Now it would have been good to see this series in HD either simulcast or some time within a week of the original air dates but that could also erode the viewing audiance totals for the original.
As for showing it on Saturday nights. If you don’t like that then buy a PVR and record it, watch it when you like.
Oh dear, TEN gets it wrong again! Wrong night and I can’t believe it’s being squandered on a SD Channel – such a natural fit for HD. I’ll be waiting for the Bluray.
Again, Ten squandering perfect HD broadcast content on a SD channel… I’ll wait for the Blu-Ray – its out March 27.
jbhifionline.com.au/dvd/dvd-genres/special-interest-documentary/africa-blu-ray/679900
Why don’t they use ONE where at least this series will look great? On an SD channel with commercials just cheapens the whole thing.
@tomothyd – maybe that explains it, TEN will drop the last 10 min BTS, I think ABC did that once for a BBC show. So 1 hour will work, just. They will probably fudge the time and shows after it will start 5-10 min late.
I agree this should be in HD and re-aired the same week on ONE HD.
Watching this type of program in SD is a complete waste of time.
David attenborough’s shows attract all ages, i’m 26 and i love his shows. Ten needed to have faith in it but instead have stuck it on crappy sats. Sat nights should be movies and thats all
I agree with Saturday night I feel it could be a good lead in to Elementary……just thinking out loud. Saturday night is not a good night for TV at all.
The problem is that Africa doesn’t fit in with Ten’s strategy of going after younger viewers starting with The Simpsons at 6pm.
So they are using Africa to pick up a few older viewers on Saturday night when they aren’t doing anything else. It is where they have been screening other Attenborough documentaries and getting 500k with repeats.
Oh well at least it’s something of quality on a usually barren night.
Sir David Rabbitborough could create 5 x 1 hour specials about paint drying and it will be insightful, well scripted, beautifully filmed and a pleasure to watch.

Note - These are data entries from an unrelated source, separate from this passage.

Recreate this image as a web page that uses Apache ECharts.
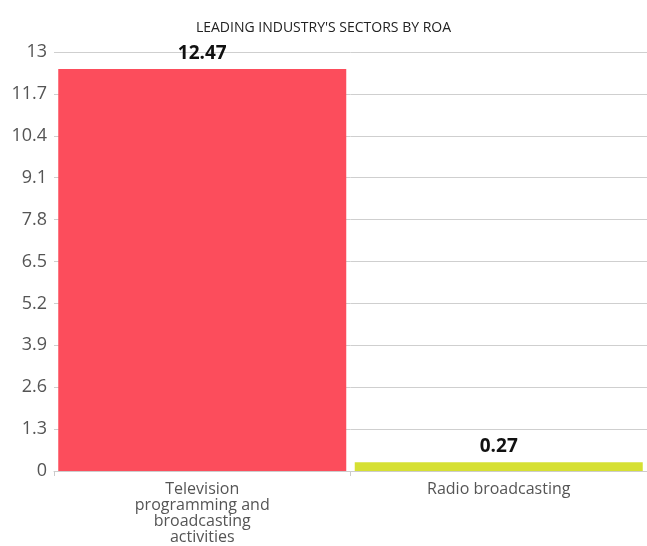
<!DOCTYPE html>
<html>
<head>
<meta charset="utf-8">
<script src="https://cdn.jsdelivr.net/npm/echarts@6/dist/echarts.min.js"></script>
<style>
  html, body { margin: 0; padding: 0; background: #fff; }
  #chart { width: 647px; height: 546px; }
</style>
</head>
<body>
<div id="chart"></div>
<script>
// Sectors and their return on assets (%)
const categories = ['Television\nprogramming and\nbroadcasting\nactivities', 'Radio broadcasting'];
const roaValues = [12.47, 0.27];
const barColors = ['#fc4d5c', '#d6e033'];
const titleText = "LEADING INDUSTRY'S SECTORS BY ROA";

const fontFamily = '"Open Sans", sans-serif';

const chart = echarts.init(document.getElementById('chart'), null, { renderer: 'canvas' });

chart.setOption({
  animation: false,
  backgroundColor: '#ffffff',
  title: {
    text: titleText,
    left: 'center',
    top: 16,
    textStyle: { fontFamily: fontFamily, fontSize: 14, fontWeight: 'normal', color: '#222' }
  },
  grid: { left: 54, right: -5, top: 52, bottom: 75, containLabel: false },
  xAxis: {
    type: 'category',
    data: categories,
    axisLine: { lineStyle: { color: '#cccccc' } },
    axisTick: { show: true, length: 5, lineStyle: { color: '#cccccc' } },
    axisLabel: {
      fontFamily: fontFamily,
      fontSize: 16,
      lineHeight: 16,
      color: '#555',
      margin: 10
    }
  },
  yAxis: {
    type: 'value',
    min: 0,
    max: 13,
    interval: 1.3,
    axisLine: { show: false },
    axisTick: { show: false },
    splitLine: { lineStyle: { color: '#cfcfcf', width: 1 } },
    axisLabel: {
      fontFamily: fontFamily,
      fontSize: 18,
      color: '#555',
      margin: 7,
      formatter: v => String(Math.round(v * 10) / 10)
    }
  },
  series: [{
    type: 'bar',
    barWidth: 288,
    data: roaValues.map((v, i) => ({ value: v, itemStyle: { color: barColors[i] } })),
    label: {
      show: true,
      position: 'top',
      distance: 6,
      fontFamily: fontFamily,
      fontSize: 19,
      fontWeight: 'bold',
      color: '#111',
      formatter: p => p.value.toFixed(2)
    }
  }]
});
</script>
</body>
</html>
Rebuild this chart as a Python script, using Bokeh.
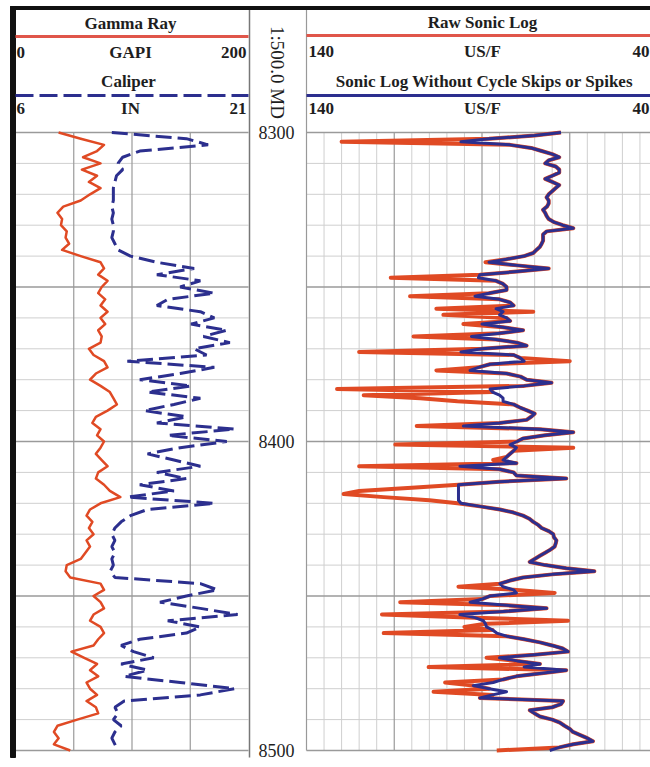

Personally, I don’t care what time Africa is on, or which channel or which day, or what competing channels throw against it, I will watch Africa.
It must be a programmer’s dream to have access to Rabbitborough’s works.
Btw, the ‘Rabbitborough’ tag is an old joke and used with the greatest respect to the man.
@Craig – a look at the guide shows that it’s an hour slot.
@tomothyd – I suspect that you’re right – there is no episode called “The Making of Africa” so this will prob consist of the various making-of segments edited together. However, I thought that the program ran to nearly an hour with the segments, and therefore a little under 50 minutes without.
I was really looking forward to this but like all Attenborough’s shows, this deserves to be see in HD, so I’ll be giving it a miss on 10. The blu-ray is released on the 18th. Day one purchase for me.
Agree completely about airing it on a Saturday. This is a spectacular show with brilliant footage. It’s a shame it will be shown on SD and with commercials.
The episodes in the UK run for 50mins, with the final 10 mins being a brief behind the scenes look at how they captured the footage for that particular episode. I am expecting that TEN will not show the final 10 mins, reducing the length to 40 mins allowing for commercials and a 1hr broadcast block.
Just wondering David, this like a lot of BBC programs runs a full hour for each part, will it be edited or will it run 90 min on TV with ads?